* **Problem statement**: Copy all the entries below exactly, but not the pictures.

* **Records for processing**:

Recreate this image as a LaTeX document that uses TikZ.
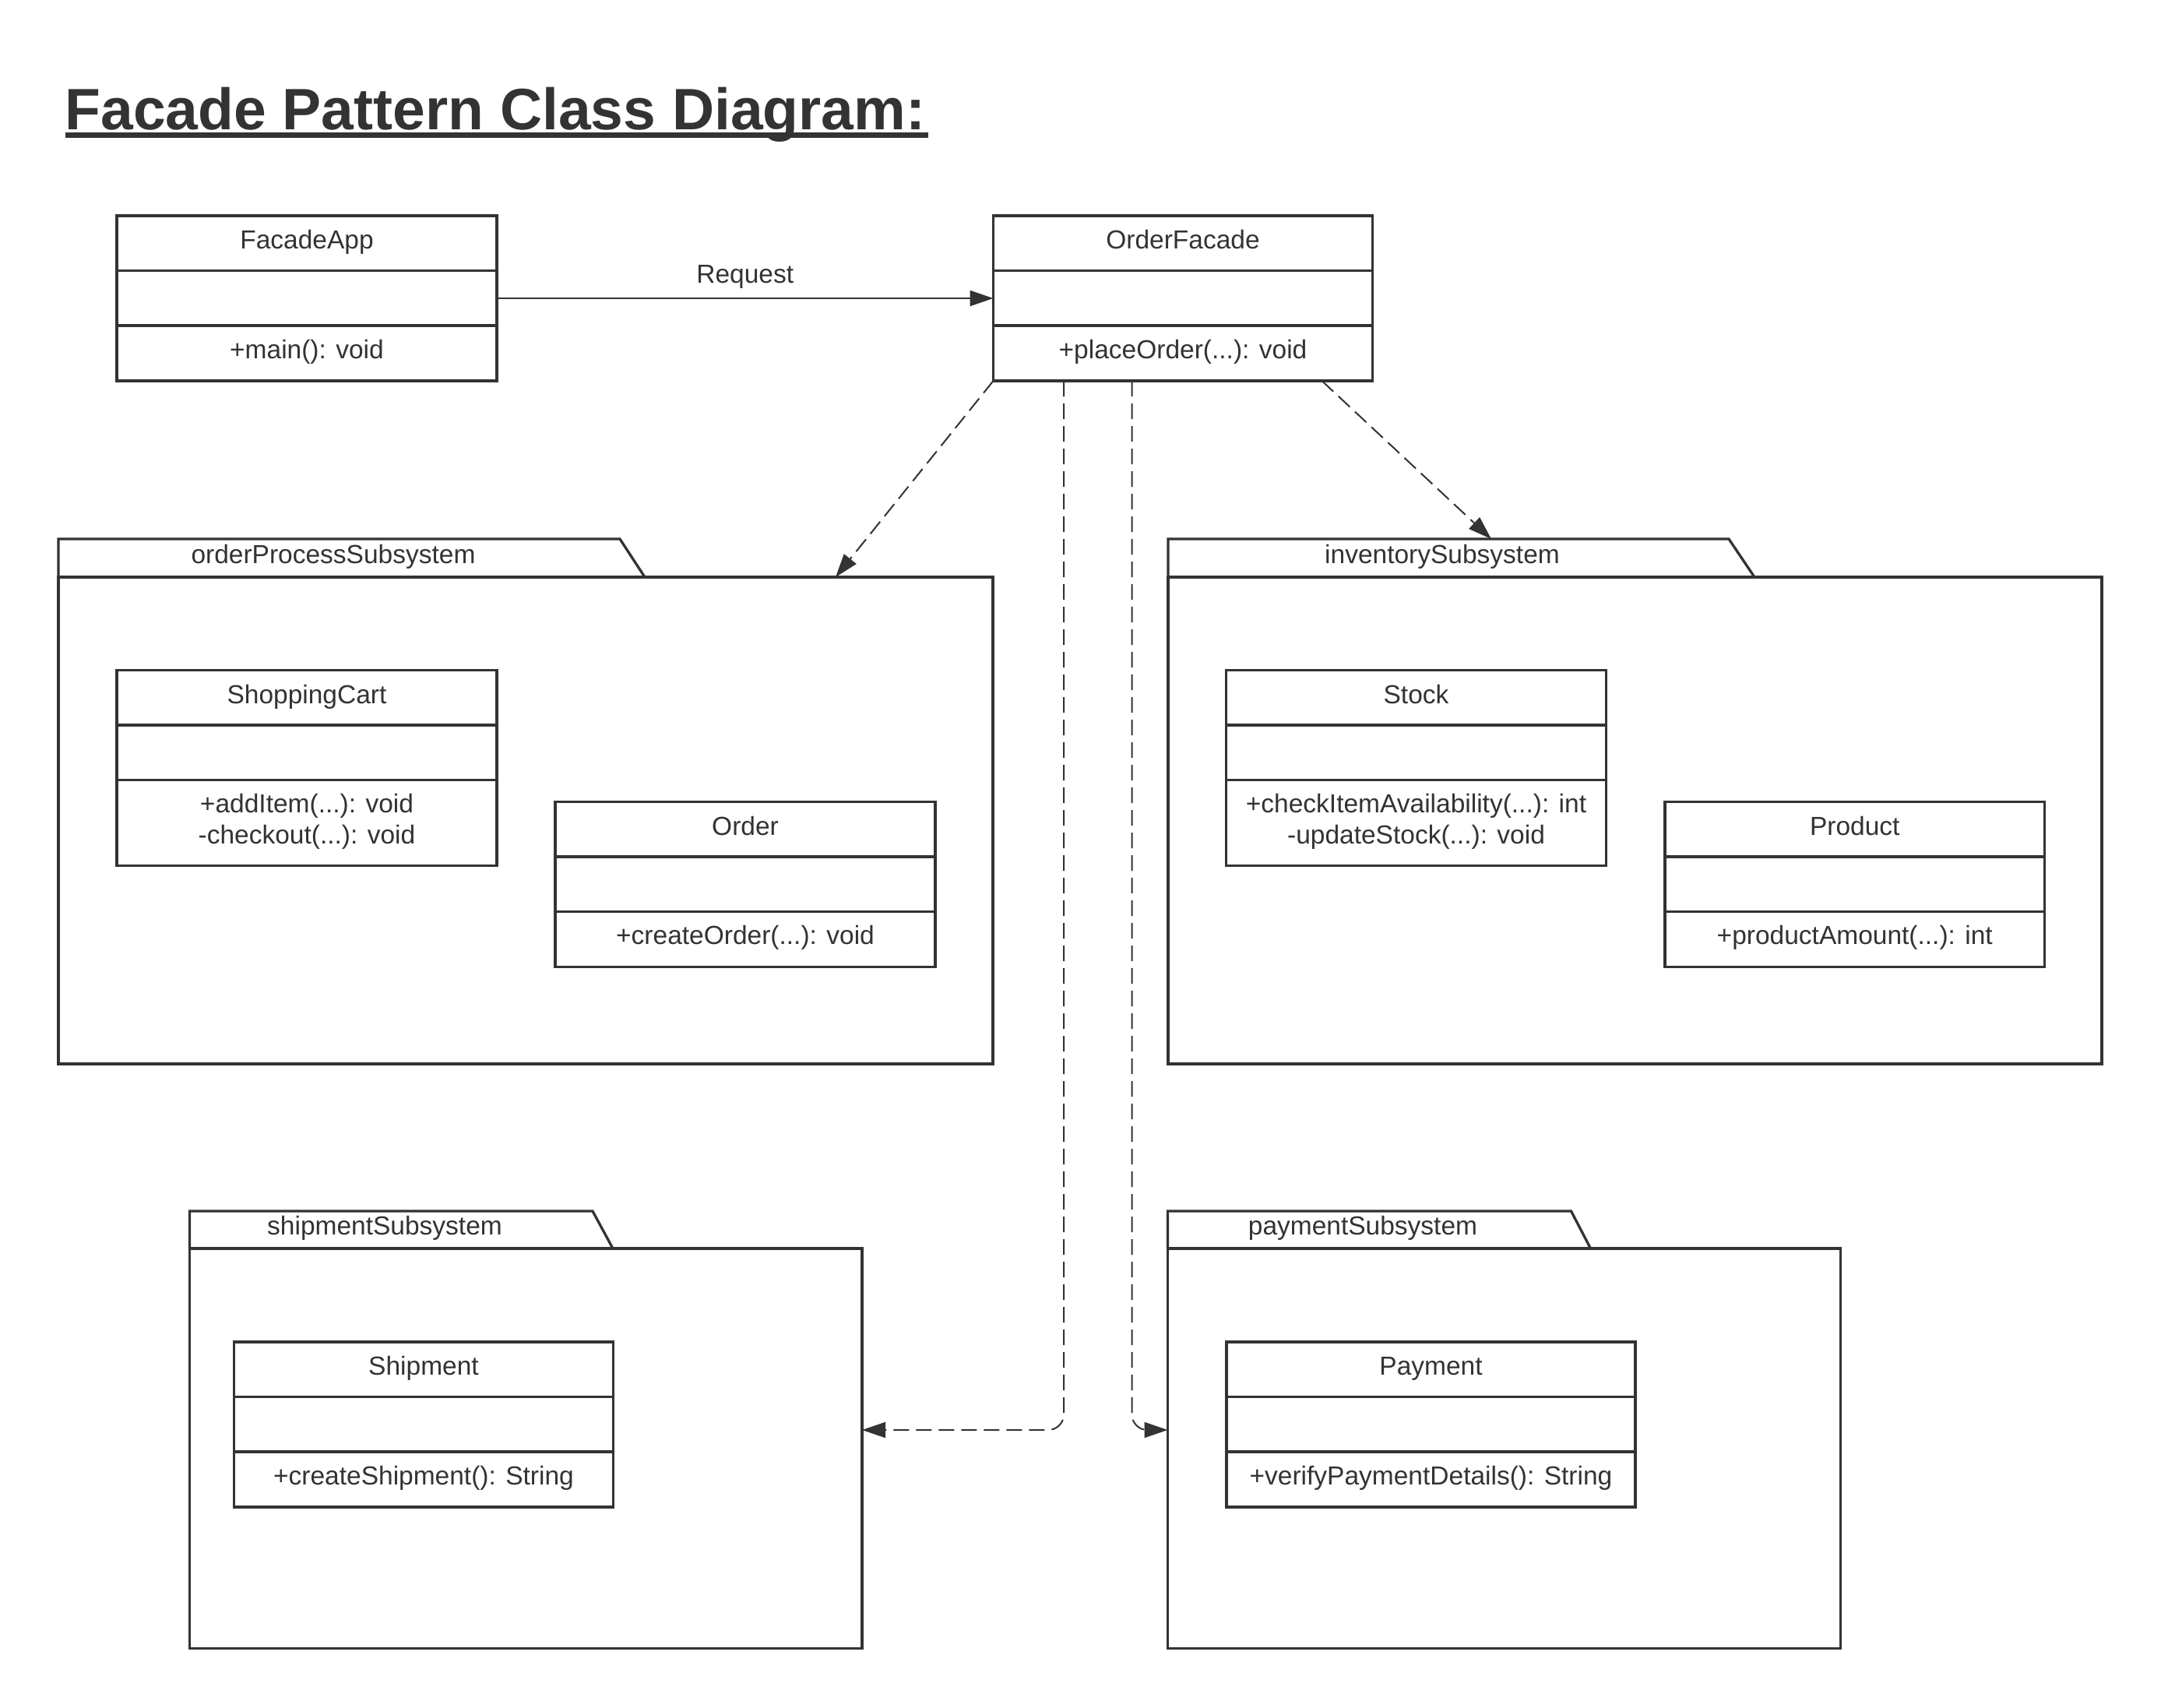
\documentclass[tikz,border=0pt]{standalone}
\usepackage{fontspec}
\setmainfont{Liberation Sans}
\usetikzlibrary{arrows.meta,calc}
\definecolor{ink}{HTML}{333333}
\tikzset{
  classrect/.style={draw=ink, line width=3.3pt, rectangle, inner sep=0pt, outer sep=0pt, anchor=north west},
  divider/.style={draw=ink, line width=3.3pt},
  txt/.style={font=\fontsize{33.5}{40}\selectfont, text=ink, inner sep=0pt, anchor=base},
  pkgtab/.style={draw=ink, line width=3.3pt, line join=miter},
  pkgbody/.style={draw=ink, line width=3.3pt, rectangle, inner sep=0pt, outer sep=0pt, anchor=north west},
  dep/.style={draw=ink, line width=2pt, dash pattern=on 20pt off 9pt, -{Triangle[length=30pt,width=20pt]}},
  assoc/.style={draw=ink, line width=2.2pt, -{Triangle[length=30pt,width=20pt]}},
}
% #1 name, #2 left, #3 top, #4 width, #5 total height, #6 title
\newcommand\umlclass[6]{%
  \node[classrect, minimum width=#4pt, minimum height=#5pt] (#1) at (#2,#3) {};
  \draw[divider] ([yshift=-70.5pt]#1.north west) -- ([yshift=-70.5pt]#1.north east);
  \draw[divider] ([yshift=-141pt]#1.north west) -- ([yshift=-141pt]#1.north east);
  \node[txt] (#1-title) at ([yshift=-42.5pt]#1.north) {#6};
}
\begin{document}
\begin{tikzpicture}[x=1pt,y=-1pt]
\useasboundingbox (0,0) rectangle (2775,2192);
\fill[white] (0,0) rectangle (2775,2192);

% title
\node[font=\fontsize{75}{80}\selectfont\bfseries, text=ink, inner sep=0pt, anchor=base west] (title) at (83.5,166) {Facade Pattern Class Diagram:};
\draw[ink, line width=7pt] ([yshift=-7pt]title.base west) -- ([yshift=-7pt,xshift=3pt]title.base east);

% packages
\coordinate (optab) at (75,692);
\draw[pkgtab] (75,741) -- (optab) -- (796,692) -- (828,741);
\node[pkgbody, minimum width=1200pt, minimum height=625pt] (opbody) at (75,741) {};
\node[txt] (oplabel) at (428,723) {orderProcessSubsystem};

\coordinate (invtab) at (1500,692);
\draw[pkgtab] (1500,741) -- (invtab) -- (2220,692) -- (2253,741);
\node[pkgbody, minimum width=1199pt, minimum height=625pt] (invbody) at (1500,741) {};
\node[txt] (invlabel) at (1852,723) {inventorySubsystem};

\coordinate (shtab) at (243.5,1555);
\draw[pkgtab] (243.5,1603) -- (shtab) -- (761,1555) -- (787,1603);
\node[pkgbody, minimum width=863.5pt, minimum height=513.5pt] (shbody) at (243.5,1603) {};
\node[txt] (shlabel) at (494,1585) {shipmentSubsystem};

\coordinate (pytab) at (1499.5,1555);
\draw[pkgtab] (1499.5,1603) -- (pytab) -- (2017.5,1555) -- (2042.5,1603);
\node[pkgbody, minimum width=864pt, minimum height=513.5pt] (pybody) at (1499.5,1603) {};
\node[txt] (pylabel) at (1750,1585) {paymentSubsystem};

% classes
\umlclass{facadeapp}{150}{277}{488}{212}{FacadeApp}
\node[txt] (facadeapp-op1) at ([yshift=-183pt]facadeapp.north) {+main(): void};

\umlclass{orderfacade}{1275.5}{277}{487}{212}{OrderFacade}
\node[txt] (orderfacade-op1) at ([yshift=-183pt]orderfacade.north) {+placeOrder(...): void};

\umlclass{cart}{150}{860.5}{488}{251}{ShoppingCart}
\node[txt] (cart-op1) at ([yshift=-183pt]cart.north) {+addItem(...): void};
\node[txt] (cart-op2) at ([yshift=-223pt]cart.north) {-checkout(...): void};

\umlclass{order}{713}{1029.5}{488}{212}{Order}
\node[txt] (order-op1) at ([yshift=-183pt]order.north) {+createOrder(...): void};

\umlclass{stock}{1574.5}{860.5}{488}{251}{Stock}
\node[txt] (stock-op1) at ([yshift=-183pt]stock.north) {+checkItemAvailability(...): int};
\node[txt] (stock-op2) at ([yshift=-223pt]stock.north) {-updateStock(...): void};

\umlclass{product}{2138}{1029.5}{487.5}{212}{Product}
\node[txt] (product-op1) at ([yshift=-183pt]product.north) {+productAmount(...): int};

\umlclass{shipment}{300.5}{1723}{487}{212}{Shipment}
\node[txt] (shipment-op1) at ([yshift=-183pt]shipment.north) {+createShipment(): String};

\umlclass{payment}{1575}{1723}{525}{212}{Payment}
\node[txt] (payment-op1) at ([yshift=-183pt]payment.north) {+verifyPaymentDetails(): String};

% connectors
\draw[assoc] (facadeapp.east) -- (orderfacade.west)
  node[txt, midway, yshift=20pt] (reqlabel) {Request};
\draw[dep] (orderfacade.south west) -- ([xshift=998pt]opbody.north west);
\draw[dep] ([xshift=422pt]orderfacade.south west) -- ([xshift=415pt]invtab);
\draw[dep, rounded corners=20pt] ([xshift=90.5pt]orderfacade.south west) |- ([yshift=23.75pt]shbody.east);
\draw[dep, rounded corners=20pt] ([xshift=178pt]orderfacade.south west) |- ([yshift=23.75pt]pybody.west);
\end{tikzpicture}
\end{document}
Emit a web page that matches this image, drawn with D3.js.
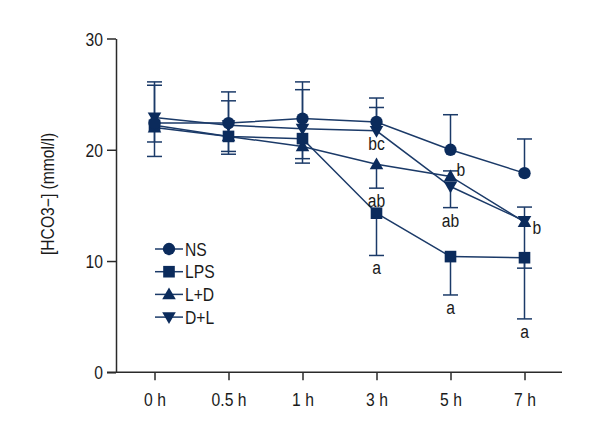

* **Expected answer**:
Recreate this image as a LaTeX document that uses TikZ.
\documentclass[tikz,border=0pt]{standalone}
\usepackage{fontspec}
\setmainfont{Liberation Sans}
\usetikzlibrary{arrows.meta,calc}
\definecolor{ink}{HTML}{333333}
\tikzset{
  classrect/.style={draw=ink, line width=3.3pt, rectangle, inner sep=0pt, outer sep=0pt, anchor=north west},
  divider/.style={draw=ink, line width=3.3pt},
  txt/.style={font=\fontsize{33.5}{40}\selectfont, text=ink, inner sep=0pt, anchor=base},
  pkgtab/.style={draw=ink, line width=3.3pt, line join=miter},
  pkgbody/.style={draw=ink, line width=3.3pt, rectangle, inner sep=0pt, outer sep=0pt, anchor=north west},
  dep/.style={draw=ink, line width=2pt, dash pattern=on 20pt off 9pt, -{Triangle[length=30pt,width=20pt]}},
  assoc/.style={draw=ink, line width=2.2pt, -{Triangle[length=30pt,width=20pt]}},
}
% #1 name, #2 left, #3 top, #4 width, #5 total height, #6 title
\newcommand\umlclass[6]{%
  \node[classrect, minimum width=#4pt, minimum height=#5pt] (#1) at (#2,#3) {};
  \draw[divider] ([yshift=-70.5pt]#1.north west) -- ([yshift=-70.5pt]#1.north east);
  \draw[divider] ([yshift=-141pt]#1.north west) -- ([yshift=-141pt]#1.north east);
  \node[txt] (#1-title) at ([yshift=-42.5pt]#1.north) {#6};
}
\begin{document}
\begin{tikzpicture}[x=1pt,y=-1pt]
\useasboundingbox (0,0) rectangle (2775,2192);
\fill[white] (0,0) rectangle (2775,2192);

% title
\node[font=\fontsize{75}{80}\selectfont\bfseries, text=ink, inner sep=0pt, anchor=base west] (title) at (83.5,166) {Facade Pattern Class Diagram:};
\draw[ink, line width=7pt] ([yshift=-7pt]title.base west) -- ([yshift=-7pt,xshift=3pt]title.base east);

% packages
\coordinate (optab) at (75,692);
\draw[pkgtab] (75,741) -- (optab) -- (796,692) -- (828,741);
\node[pkgbody, minimum width=1200pt, minimum height=625pt] (opbody) at (75,741) {};
\node[txt] (oplabel) at (428,723) {orderProcessSubsystem};

\coordinate (invtab) at (1500,692);
\draw[pkgtab] (1500,741) -- (invtab) -- (2220,692) -- (2253,741);
\node[pkgbody, minimum width=1199pt, minimum height=625pt] (invbody) at (1500,741) {};
\node[txt] (invlabel) at (1852,723) {inventorySubsystem};

\coordinate (shtab) at (243.5,1555);
\draw[pkgtab] (243.5,1603) -- (shtab) -- (761,1555) -- (787,1603);
\node[pkgbody, minimum width=863.5pt, minimum height=513.5pt] (shbody) at (243.5,1603) {};
\node[txt] (shlabel) at (494,1585) {shipmentSubsystem};

\coordinate (pytab) at (1499.5,1555);
\draw[pkgtab] (1499.5,1603) -- (pytab) -- (2017.5,1555) -- (2042.5,1603);
\node[pkgbody, minimum width=864pt, minimum height=513.5pt] (pybody) at (1499.5,1603) {};
\node[txt] (pylabel) at (1750,1585) {paymentSubsystem};

% classes
\umlclass{facadeapp}{150}{277}{488}{212}{FacadeApp}
\node[txt] (facadeapp-op1) at ([yshift=-183pt]facadeapp.north) {+main(): void};

\umlclass{orderfacade}{1275.5}{277}{487}{212}{OrderFacade}
\node[txt] (orderfacade-op1) at ([yshift=-183pt]orderfacade.north) {+placeOrder(...): void};

\umlclass{cart}{150}{860.5}{488}{251}{ShoppingCart}
\node[txt] (cart-op1) at ([yshift=-183pt]cart.north) {+addItem(...): void};
\node[txt] (cart-op2) at ([yshift=-223pt]cart.north) {-checkout(...): void};

\umlclass{order}{713}{1029.5}{488}{212}{Order}
\node[txt] (order-op1) at ([yshift=-183pt]order.north) {+createOrder(...): void};

\umlclass{stock}{1574.5}{860.5}{488}{251}{Stock}
\node[txt] (stock-op1) at ([yshift=-183pt]stock.north) {+checkItemAvailability(...): int};
\node[txt] (stock-op2) at ([yshift=-223pt]stock.north) {-updateStock(...): void};

\umlclass{product}{2138}{1029.5}{487.5}{212}{Product}
\node[txt] (product-op1) at ([yshift=-183pt]product.north) {+productAmount(...): int};

\umlclass{shipment}{300.5}{1723}{487}{212}{Shipment}
\node[txt] (shipment-op1) at ([yshift=-183pt]shipment.north) {+createShipment(): String};

\umlclass{payment}{1575}{1723}{525}{212}{Payment}
\node[txt] (payment-op1) at ([yshift=-183pt]payment.north) {+verifyPaymentDetails(): String};

% connectors
\draw[assoc] (facadeapp.east) -- (orderfacade.west)
  node[txt, midway, yshift=20pt] (reqlabel) {Request};
\draw[dep] (orderfacade.south west) -- ([xshift=998pt]opbody.north west);
\draw[dep] ([xshift=422pt]orderfacade.south west) -- ([xshift=415pt]invtab);
\draw[dep, rounded corners=20pt] ([xshift=90.5pt]orderfacade.south west) |- ([yshift=23.75pt]shbody.east);
\draw[dep, rounded corners=20pt] ([xshift=178pt]orderfacade.south west) |- ([yshift=23.75pt]pybody.west);
\end{tikzpicture}
\end{document}
Emit a web page that matches this image, drawn with D3.js.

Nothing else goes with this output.